Fear China's stock-market earthquake
For all my obsession with the probable exit of Greece from the euro and the most important social-security-cutting and tax-reforming UK budget for many years, there is an earthquake happening in China that may end up touching our lives as much.
It is the plunge over the past month of Chinese shares - whose value has dropped by around a third since the high of 12 June.
So to make an apple-and-pears comparison: the loss in the value of Chinese companies at more than $3 trillion is about 20 times what most economists expect the write-offs of Greek government debt will ultimately turn out to be.
The difference, of course, is that the $3 trillion loss is divided among around 90 million Chinese people, rather than a handful of European governments.
But not to be sniffed at is the political significance of 90 million Chinese - who number more than membership of the Chinese Communist Party - feeling a lot less wealthy.
Which is why Beijing has been throwing everything at trying to find a way to end the rout - including cutting the cost of money - and has been failing miserably.

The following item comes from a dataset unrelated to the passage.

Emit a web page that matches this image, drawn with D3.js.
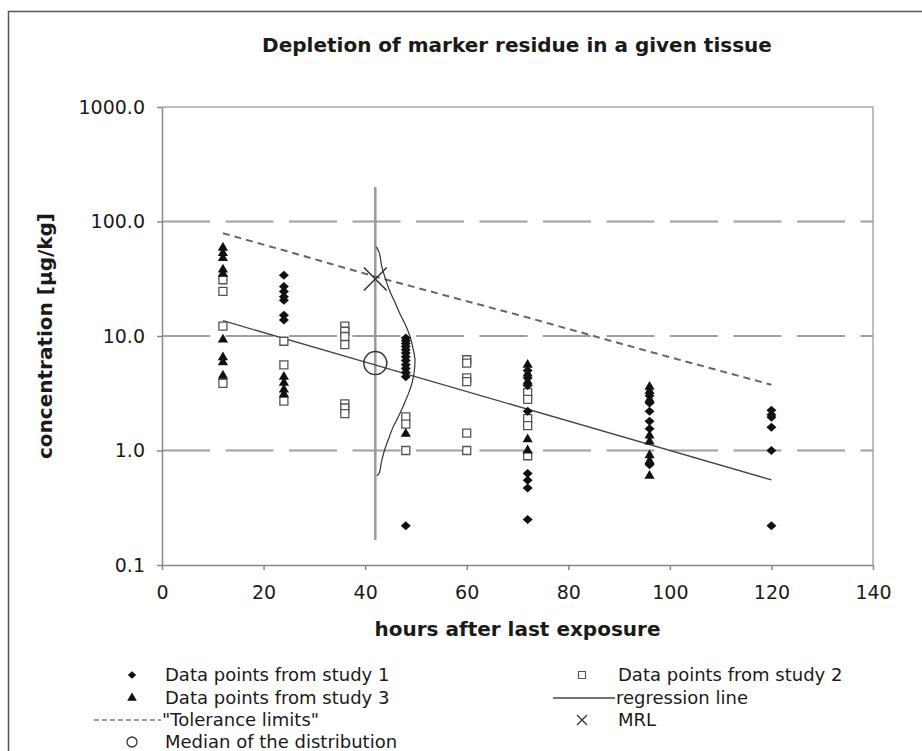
<!DOCTYPE html>
<html>
<head>
<meta charset="utf-8">
<script src="https://cdn.jsdelivr.net/npm/d3@7"></script>
<style>
  body { margin: 0; background: #fff; }
  text { font-family: "DejaVu Sans", Verdana, sans-serif; fill: #1a1a1a; }
</style>
</head>
<body>
<svg id="chart" width="922" height="751"></svg>
<script>
// [hours, concentration]
const study1 = [
  [24, 34], [24, 27], [24, 24.5], [24, 22], [24, 20.5], [24, 15.2], [24, 13.8],
  [48, 9.6], [48, 9.1], [48, 8.6], [48, 8.1], [48, 7.6], [48, 7.1], [48, 6.6],
  [48, 6.1], [48, 5.6], [48, 5.2], [48, 4.8], [48, 4.4], [48, 0.22],
  [72, 5.0], [72, 4.3], [72, 3.7], [72, 2.2], [72, 0.63], [72, 0.55], [72, 0.47], [72, 0.25],
  [96, 3.0], [96, 2.6], [96, 2.2], [96, 1.8], [96, 1.55], [96, 0.75],
  [120, 2.25], [120, 2.05], [120, 1.95], [120, 1.6], [120, 1.0], [120, 0.22]
];
const study2 = [
  [12, 31], [12, 24.5], [12, 12.2], [12, 3.85],
  [24, 9.0], [24, 5.6], [24, 2.7],
  [36, 12.2], [36, 11], [36, 9.9], [36, 8.4], [36, 2.55], [36, 2.35], [36, 2.1],
  [48, 1.97], [48, 1.7], [48, 1.0],
  [60, 6.2], [60, 5.8], [60, 4.3], [60, 4.0], [60, 1.42], [60, 1.0],
  [72, 3.2], [72, 2.8], [72, 1.9], [72, 1.65], [72, 0.9]
];
const study3 = [
  [12, 59], [12, 53], [12, 48], [12, 38], [12, 35], [12, 9.3], [12, 6.5], [12, 5.9], [12, 4.5],
  [24, 4.4], [24, 3.9], [24, 3.4], [24, 3.1],
  [48, 1.4],
  [72, 5.6], [72, 4.7], [72, 4.0], [72, 1.25], [72, 1.0],
  [96, 3.6], [96, 3.3], [96, 2.8], [96, 1.35], [96, 1.2], [96, 0.91], [96, 0.81], [96, 0.6]
];

const regression = [[12, 13.6], [120, 0.553]];
const tolerance = [[12, 79], [24, 56], [42, 33], [72, 14.5], [96, 7.3], [120, 3.75]];
const mrl = [42, 31.5];
const median = [42, 5.8];
const distAxis = [[42, 0.165], [42, 200]];
const distribution = [
  [42.2, 60], [42.8, 53], [43.3, 40], [44.0, 31.6], [44.8, 25], [45.8, 20], [46.8, 15.8],
  [47.9, 12.6], [48.8, 10], [49.4, 7.9], [49.8, 6.3], [49.8, 5.8], [49.7, 5.0],
  [49.3, 4.0], [48.6, 3.2], [47.6, 2.5], [46.6, 2.0], [45.5, 1.6], [44.6, 1.26],
  [43.8, 1.0], [43.2, 0.79], [42.8, 0.64], [42.3, 0.6]
];

const yTicks = [0.1, 1, 10, 100, 1000];
const yGrid = [1, 10, 100];
const xTicks = [0, 20, 40, 60, 80, 100, 120, 140];

const svg = d3.select('#chart');

const x = d3.scaleLinear().domain([0, 140]).range([162, 873]);
const y = d3.scaleLog().domain([0.1, 1000]).range([565, 107]);

// outer frame (left and top only are in view)
svg.append('path')
  .attr('d', 'M8.5,751V11.5H922')
  .attr('fill', 'none')
  .attr('stroke', '#555')
  .attr('stroke-width', 1.5);

svg.append('text')
  .attr('x', 517)
  .attr('y', 52)
  .attr('text-anchor', 'middle')
  .style('font-size', '20px')
  .style('font-weight', 'bold')
  .text('Depletion of marker residue in a given tissue');

// plot frame top / right
svg.append('path')
  .attr('d', `M${x(0)},${y(1000)}H${x(140)}V${y(0.1)}`)
  .attr('fill', 'none')
  .attr('stroke', '#a8a8a8')
  .attr('stroke-width', 1.5);

svg.selectAll('line.grid').data(yGrid)
  .enter().append('line')
  .attr('class', 'grid')
  .attr('x1', x(0))
  .attr('x2', x(140))
  .attr('y1', d => y(d))
  .attr('y2', d => y(d))
  .attr('stroke', '#a0a0a0')
  .attr('stroke-width', 2)
  .attr('stroke-dasharray', '48,15.5');

const yAxis = svg.append('g')
  .attr('transform', `translate(${x(0)},0)`)
  .call(d3.axisLeft(y).tickValues(yTicks).tickFormat(d3.format('.1f'))
    .tickSize(5).tickSizeOuter(0).tickPadding(12));

const xAxis = svg.append('g')
  .attr('transform', `translate(0,${y(0.1)})`)
  .call(d3.axisBottom(x).tickValues(xTicks).tickSize(5).tickSizeOuter(0).tickPadding(16));

[yAxis, xAxis].forEach(ax => {
  ax.select('.domain').attr('stroke', '#888').attr('stroke-width', 1.5);
  ax.selectAll('.tick line').attr('stroke', '#888').attr('stroke-width', 1.5);
  ax.selectAll('.tick text').style('font-size', '19px').attr('fill', '#1a1a1a');
});

svg.append('text')
  .attr('transform', `translate(52,${(y(0.1) + y(1000)) / 2}) rotate(-90)`)
  .attr('text-anchor', 'middle')
  .style('font-size', '20px')
  .style('font-weight', 'bold')
  .text('concentration [µg/kg]');

svg.append('text')
  .attr('x', (x(0) + x(140)) / 2)
  .attr('y', 636)
  .attr('text-anchor', 'middle')
  .style('font-size', '20px')
  .style('font-weight', 'bold')
  .text('hours after last exposure');

const line = d3.line().x(d => x(d[0])).y(d => y(d[1]));

svg.append('path')
  .attr('d', line(distAxis))
  .attr('stroke', '#9a9a9a')
  .attr('stroke-width', 2.5);

svg.append('path')
  .attr('d', line(regression))
  .attr('fill', 'none')
  .attr('stroke', '#444')
  .attr('stroke-width', 1.3);

svg.append('path')
  .attr('d', line(tolerance))
  .attr('fill', 'none')
  .attr('stroke', '#666')
  .attr('stroke-width', 2)
  .attr('stroke-dasharray', '7,5');

svg.append('path')
  .attr('d', line.curve(d3.curveCatmullRom)(distribution))
  .attr('fill', 'none')
  .attr('stroke', '#333')
  .attr('stroke-width', 1.2);
line.curve(d3.curveLinear);

const diamond = {
  draw(ctx, size) {
    const r = Math.sqrt(size) / 2;
    ctx.moveTo(0, -r * 0.9);
    ctx.lineTo(r, 0);
    ctx.lineTo(0, r * 0.9);
    ctx.lineTo(-r, 0);
    ctx.closePath();
  }
};

function marks(data, type, size, fill, stroke) {
  svg.append('g').selectAll('path').data(data)
    .enter().append('path')
    .attr('transform', d => `translate(${x(d[0])},${y(d[1])})`)
    .attr('d', d3.symbol().type(type).size(size))
    .attr('fill', fill)
    .attr('stroke', stroke)
    .attr('stroke-width', 1.3);
}

marks(study2, d3.symbolSquare, 64, '#fff', '#555');
marks(study3, d3.symbolTriangle, 45, '#111', 'none');
marks(study1, diamond, 100, '#111', 'none');

svg.append('path')
  .attr('transform', `translate(${x(mrl[0])},${y(mrl[1])})`)
  .attr('d', d3.symbol(d3.symbolX, 345)())
  .attr('fill', 'none')
  .attr('stroke', '#333')
  .attr('stroke-width', 1.5);

svg.append('circle')
  .attr('cx', x(median[0]))
  .attr('cy', y(median[1]))
  .attr('r', 11.5)
  .attr('fill', 'none')
  .attr('stroke', '#333')
  .attr('stroke-width', 1.5);

// legend
const legendLabels = [
  'Data points from study 1', 'Data points from study 2',
  'Data points from study 3', 'regression line',
  '"Tolerance limits"', 'MRL',
  'Median of the distribution'
];
const legendPos = [
  [132, 675, 165], [582, 675, 618],
  [132, 698, 165], [582, 698, 616],
  [132, 720, 162], [582, 720, 618],
  [132, 742, 165]
];
const lg = svg.append('g');

lg.append('path').attr('transform', 'translate(132,675)')
  .attr('d', d3.symbol(diamond, 70)()).attr('fill', '#111');
lg.append('path').attr('transform', 'translate(582,675)')
  .attr('d', d3.symbol(d3.symbolSquare, 49)()).attr('fill', '#fff')
  .attr('stroke', '#555').attr('stroke-width', 1.2);
lg.append('path').attr('transform', 'translate(132,698)')
  .attr('d', d3.symbol(d3.symbolTriangle, 40)()).attr('fill', '#111');
lg.append('line').attr('x1', 553).attr('x2', 615).attr('y1', 698).attr('y2', 698)
  .attr('stroke', '#444').attr('stroke-width', 1.3);
lg.append('line').attr('x1', 94).attr('x2', 161).attr('y1', 720).attr('y2', 720)
  .attr('stroke', '#777').attr('stroke-width', 1.6).attr('stroke-dasharray', '5,3');
lg.append('path').attr('transform', 'translate(582,720)')
  .attr('d', d3.symbol(d3.symbolX, 67)()).attr('fill', 'none')
  .attr('stroke', '#333').attr('stroke-width', 1.3);
lg.append('circle').attr('cx', 132).attr('cy', 742).attr('r', 5)
  .attr('fill', 'none').attr('stroke', '#333').attr('stroke-width', 1.3);

lg.selectAll('text').data(legendLabels)
  .enter().append('text')
  .attr('x', (d, i) => legendPos[i][2])
  .attr('y', (d, i) => legendPos[i][1])
  .attr('dy', '0.35em')
  .style('font-size', '18px')
  .text(d => d);
</script>
</body>
</html>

One of the so-called solutions to this market disaster is that an astonishing 1301 companies have had trading in their shares suspended. Their prices can't fall any more because the shares can't be bought or sold.
But this means that a further $2.6 trillion of wealth, tied up in these shares, is completely frozen - which adds insult to investors' capital-loss injury.

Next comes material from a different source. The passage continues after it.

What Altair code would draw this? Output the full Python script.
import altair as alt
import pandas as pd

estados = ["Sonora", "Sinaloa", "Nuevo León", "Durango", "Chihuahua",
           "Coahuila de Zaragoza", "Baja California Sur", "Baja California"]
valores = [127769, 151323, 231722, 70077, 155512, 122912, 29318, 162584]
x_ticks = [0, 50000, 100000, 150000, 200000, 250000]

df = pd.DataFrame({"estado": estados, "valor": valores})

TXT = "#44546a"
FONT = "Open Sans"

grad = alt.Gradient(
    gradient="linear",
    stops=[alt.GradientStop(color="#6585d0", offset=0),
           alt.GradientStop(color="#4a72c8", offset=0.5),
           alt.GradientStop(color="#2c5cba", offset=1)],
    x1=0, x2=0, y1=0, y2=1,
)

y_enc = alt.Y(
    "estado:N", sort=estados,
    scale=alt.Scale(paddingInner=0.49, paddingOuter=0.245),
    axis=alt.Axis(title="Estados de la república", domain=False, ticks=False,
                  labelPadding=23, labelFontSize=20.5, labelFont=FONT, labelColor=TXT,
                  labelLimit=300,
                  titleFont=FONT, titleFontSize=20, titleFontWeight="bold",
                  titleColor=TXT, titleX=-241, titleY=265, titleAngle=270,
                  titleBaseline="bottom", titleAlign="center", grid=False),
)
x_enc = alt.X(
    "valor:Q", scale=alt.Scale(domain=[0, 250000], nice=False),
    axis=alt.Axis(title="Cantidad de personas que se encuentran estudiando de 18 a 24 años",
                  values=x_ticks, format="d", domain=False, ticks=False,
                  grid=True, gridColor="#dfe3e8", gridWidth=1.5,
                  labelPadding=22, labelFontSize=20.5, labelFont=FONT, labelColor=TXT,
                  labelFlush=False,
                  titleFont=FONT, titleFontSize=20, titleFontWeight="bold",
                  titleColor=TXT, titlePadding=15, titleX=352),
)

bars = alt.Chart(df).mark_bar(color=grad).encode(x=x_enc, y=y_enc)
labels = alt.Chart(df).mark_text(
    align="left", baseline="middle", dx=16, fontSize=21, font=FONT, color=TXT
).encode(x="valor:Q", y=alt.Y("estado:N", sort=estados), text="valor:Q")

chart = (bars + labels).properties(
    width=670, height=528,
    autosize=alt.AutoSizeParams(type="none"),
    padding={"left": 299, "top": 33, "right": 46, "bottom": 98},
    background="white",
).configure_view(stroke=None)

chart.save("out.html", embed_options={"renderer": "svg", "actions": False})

Here's the chilling thing. What's going on in China is madly redolent of the 1929 Wall Street crash.
The 150% rise over a year in the Shanghai Composite Index to its mid-June peak was largely driven by investors borrowing to buy shares, or margin trading in the jargon, just as happened in the US during the Roaring Twenties.
And the subsequent self-reinforcing collapse has been driven by China's indebted investors being forced to sell shares to meet their debts.
As for the economic significance of what is going on, well these very big stock markets in Shanghai and Shenzhen are no longer serving their core purpose of supplying equity capital to businesses - which will have a significant negative impact on Chinese growth.
And the collapse completely undermines Beijing's attempt to shift economic power from State Owned Enterprises to the private sector and markets.
The public sector is once again all powerful and all important.
And if the market rout leads to a further significant deceleration in the growth of the world's second-biggest economy, we will all feel the after shocks.